We measured the BiForce Toolbox performance in analysing disease (50% cases and 50% controls) and quantitative traits of GWAS datasets with 500 000 SNPs and 5000 samples, using one thread and eight threads on a single workstation (2.8 GHz Intel Core iMac with 4 GB RAM, 4 CPU cores each with 2 threads) and 256 threads on a computer cluster (32 nodes each with 4 CPU cores each with 2 threads), respectively. BiForce Toolbox took 118.18, 30.8 and 0.46 h, respectively, for the disease trait, and 293.24 (using 8 threads on the workstation) and 6.81 h (using 256 threads on the cluster) for the quantitative trait.

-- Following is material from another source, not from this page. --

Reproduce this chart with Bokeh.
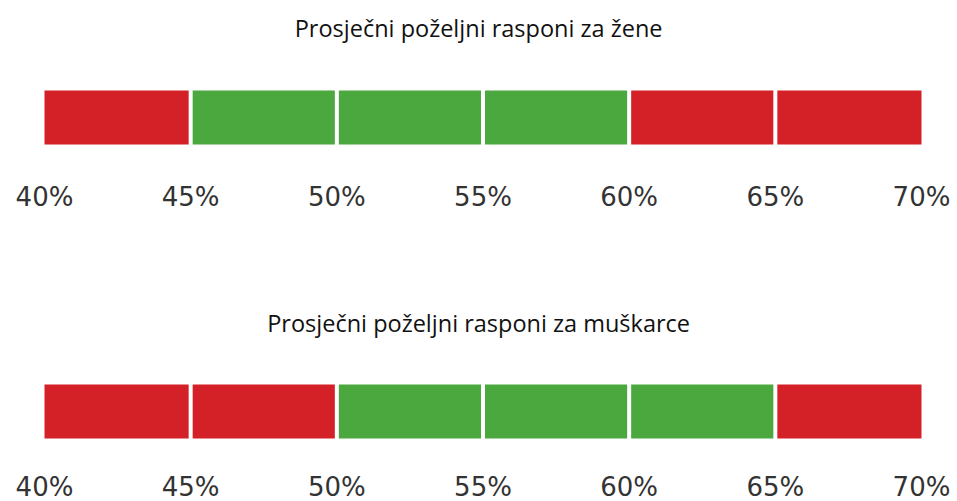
from bokeh.plotting import figure
from bokeh.models import ColumnDataSource, Range1d
from bokeh.core.properties import value
from bokeh.embed import file_html
from bokeh.resources import INLINE

# ---- data ----
ticks = [40, 45, 50, 55, 60, 65, 70]
tick_labels = ["40%", "45%", "50%", "55%", "60%", "65%", "70%"]
titles = ["Prosječni poželjni rasponi za žene", "Prosječni poželjni rasponi za muškarce"]
women_ok = [False, True, True, True, False, False]
men_ok = [False, False, True, True, True, False]

RED = "#d42127"
GREEN = "#4aa83f"

W, H = 957, 501
x0_px, x1_px = 44, 921
scale = (x1_px - x0_px) / (ticks[-1] - ticks[0])
xs = ticks[0] - x0_px / scale
xe = ticks[0] + (W - x0_px) / scale

p = figure(width=W, height=H, output_backend="svg", toolbar_location=None,
           x_range=Range1d(xs, xe), y_range=Range1d(H, 0),
           min_border=0, min_border_left=0, min_border_right=0,
           min_border_top=0, min_border_bottom=0)
p.axis.visible = False
p.grid.visible = False
p.outline_line_color = None
p.background_fill_color = "white"
p.border_fill_color = "white"

rows = [
    dict(ok=women_ok, title=titles[0], ty=27, top=90, bottom=144, ly=196),
    dict(ok=men_ok, title=titles[1], ty=322, top=384, bottom=438, ly=486),
]

for r in rows:
    src = ColumnDataSource(dict(
        left=ticks[:-1], right=ticks[1:],
        color=[GREEN if o else RED for o in r["ok"]],
    ))
    p.quad(left="left", right="right", top=r["top"], bottom=r["bottom"],
           fill_color="color", line_color=None, source=src)
    # white separators at inner boundaries
    inner = ticks[1:-1]
    p.segment(x0=inner, x1=inner, y0=[r["top"] - 1] * len(inner),
              y1=[r["bottom"] + 1] * len(inner), line_color="white", line_width=4)
    # tick labels
    p.text(x=ticks, y=[r["ly"]] * len(ticks), text=tick_labels,
           text_font=value("DejaVu Sans"), text_font_size="26px",
           text_color="#333333", text_align="center", text_baseline="middle")
    # title
    p.text(x=[(ticks[0] + ticks[-1]) / 2 - 0.15], y=[r["ty"]], text=[r["title"]],
           text_font=value("Open Sans"), text_font_size="23.5px",
           text_color="#111111", text_align="center", text_baseline="middle")

open("out.html", "w").write(file_html(p, INLINE))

In contrast, FastEpistasis, a parallel extension of PLINK (21) took 29, 4 or 0.5 days to analyse a quantitative trait in a GWAS data set of the same size using 8, 64 or 512 MPI-bound processors, respectively (11); GBOOST, a graphical processing unit version of BOOST (12) took 1.34 h to analyse a disease trait in a smaller GWAS data set (351 542 SNPs and 5003 samples) on a computer with a Nvidia GeForce GTX 285 display card (i.e. 240 CPU cores) (13).

CONCLUSIONS

BiForce Toolbox is a powerful and accessible tool to support high-throughput analysis of epistasis in GWAS of disease and quantitative traits on general computer platforms. It is hoped that with BiForce Toolbox analysis the study of epistasis in GWAS will become a routine exercise and hence improve our understanding of the role of epistasis in the architecture of complex traits.

FUNDING

The Biotechnology and Biological Sciences Research Council (BBSRC) [BB/H024484/1 to W.H.W.]; the Medical Research Council Core Fund (to C.A.S., C.S.H. and W.H.W.). Funding for open access charge: BBSRC [BB/H024484/1].

Conflict of interest statement. None declared.